Quelle idée saugrenue
ai-je eue, ce soir-là,
de prononcer devant témoins cette belge et inélégante
locution adverbiale ? Mon hôtesse, belge pourtant elle
aussi, piqua sur-le-champ une crise d’hystérie
digne de celles dont nous gratifiait notre professeur de
français,
in illo tempore, lorsque nous estropiions l’un ou l’autre
subjonctif, ou lorsque nous avions l’impudence de dire,
pour plaisanter – ou pas ? – « si j’aurais
su… », clin d'oil impertinentà P’tit
Gibus et à La Guerre des boutons.
Choquée
par la réaction – aussi atrabilaire
qu’intempestive – de la dame, je me drapai illico
dans une orgueilleuse belgitude mais ne pus m’empêcher
de m’interroger sur les tropismes de ces chasseurs
de belgicismes qui, braqués sur quelque formule qu’ils
tiennent – parfois à tort – pour fautive,
oublient les milliers d’autres qui font la saveur et
la richesse de notre langue. Il leur arrive même d’en
utiliser certaines dont ils ignorent sans doute la roturière
appartenance ou l’origine régionale.
Pourtant,
la chasse aux belgicismes semble avoir fait son temps ; elle « vieillit
comme la chasse à courre » ,
si on en croit le Service de la langue française qui
précise : « C'est en 1811 qu'apparaît
le mot belgicisme, dans un recueil anonyme intitulé Flandricismes,
wallonismes et expressions impropres dans la langue française. La plupart des répertoires qui ont inventorié nos
particularités se sont en effet attachés aux
fautes, réelles ou prétendues, que "commettent
fréquemment les Belges". »
Mais où se
trouve la frontière entre faute réelle
et faute prétendue ? Entre mauvais français
et régionalisme ? Peut-on dire, dans notre monde décentralisé,
multiculturel et – espérons-le ! – pluraliste
: « ce n’est pas français car ce n’est
pas dans le dictionnaire » ? Peut-on, inversement,
conclure : « c’est du bon français car
cela se trouve dans le dictionnaire » ? (2)
Prenons un
exemple. Le dictionnaire des difficultés
du français (3), nous apprend que « aimer de [comme dans « j’aime d’être ignoré »]

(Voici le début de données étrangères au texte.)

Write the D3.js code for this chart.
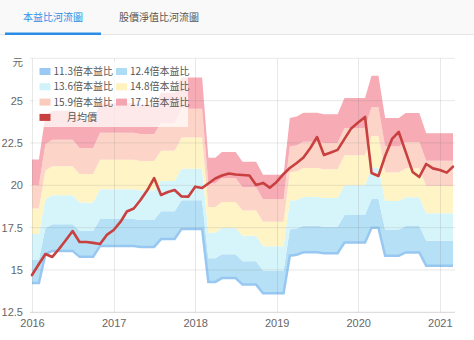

paraît affecté ». Autrement dit, cette
tournure, si elle figure bel et bien au nombre des belgicismes
par archaïsme
et de certains autres régionalismes, n'est nullement
vicieuse comme on pourrait le croire à en juger par
les cris d’orfraie de certains Fransquillons. Pour
l’Académie
(4), l’expression est vieillie et Littré (5)
précise
que « aimer de suivi d'un infinitif
est devenu un archaïsme;
mais, soutenu par d'excellents auteurs et n'ayant rien d'incorrect,
la poésie et le haut style ont toujours licence de
s'en servir. » En Belgique, on est souvent très
vieille France… Traquer la faute de français – la
vraie ! –,
le mauvais emploi des temps et des modes, le barbarisme,
est certes une noble mission. Mais pourquoi faudrait-il remplacer
une expression régionale qui n’est pas incorrecte
par une autre, considérée comme plus française
? En quoi la phrase « Tant plus le chemin est long
dans l'amour, tant plus un esprit délicat sent de
plaisir. (6) » est-elle
plus française que celle de mon exergue ?
Personnellement,
si je veux bien m’efforcer de dire dorénavant
: « plus on apprend, plus on ne sait rien » (7) ,
je ne suis pas prête, sous prétexte de leur
absence dans le dictionnaire, d’abandonner mes chers
et pittoresques archelle, aubette, cuberdon, estaminet,
guindaille, manche-à-balles, œuf à peler,
racrapoter, et tchic-et-tchac, vogelpik… sans oublier
septante et nonante ainsi que l’incontournable langage
administratif, politique et juridique particulier à notre
pays multilingue. Et ce n’est pas pour faire de
mon nez !
Nadine de Vos. Le 23 septembre 2007. (1) Voir sur le site officiel de la Communauté française
de Belgique - qui dépend du Service général
des Lettres et du Livre – l’article « Belgicismes » -
(2) Voir l’article d’André Goosse dans
Le Monde Diplomatique
: « Français,
dialectes et belgicismes », octobre 2000 -
(3) Jean-Yves Dournon, Le dictionnaire des difficultés du français,
Hachette, 1990.
(4) Voir les dictionnaires français en ligne
(5) Idem.
(6)Blaise Pascal, Discours sur les passions de
l'amour – cité par Littré
(7) Jacques Dutronc, On nous cache tout on nous dit rien.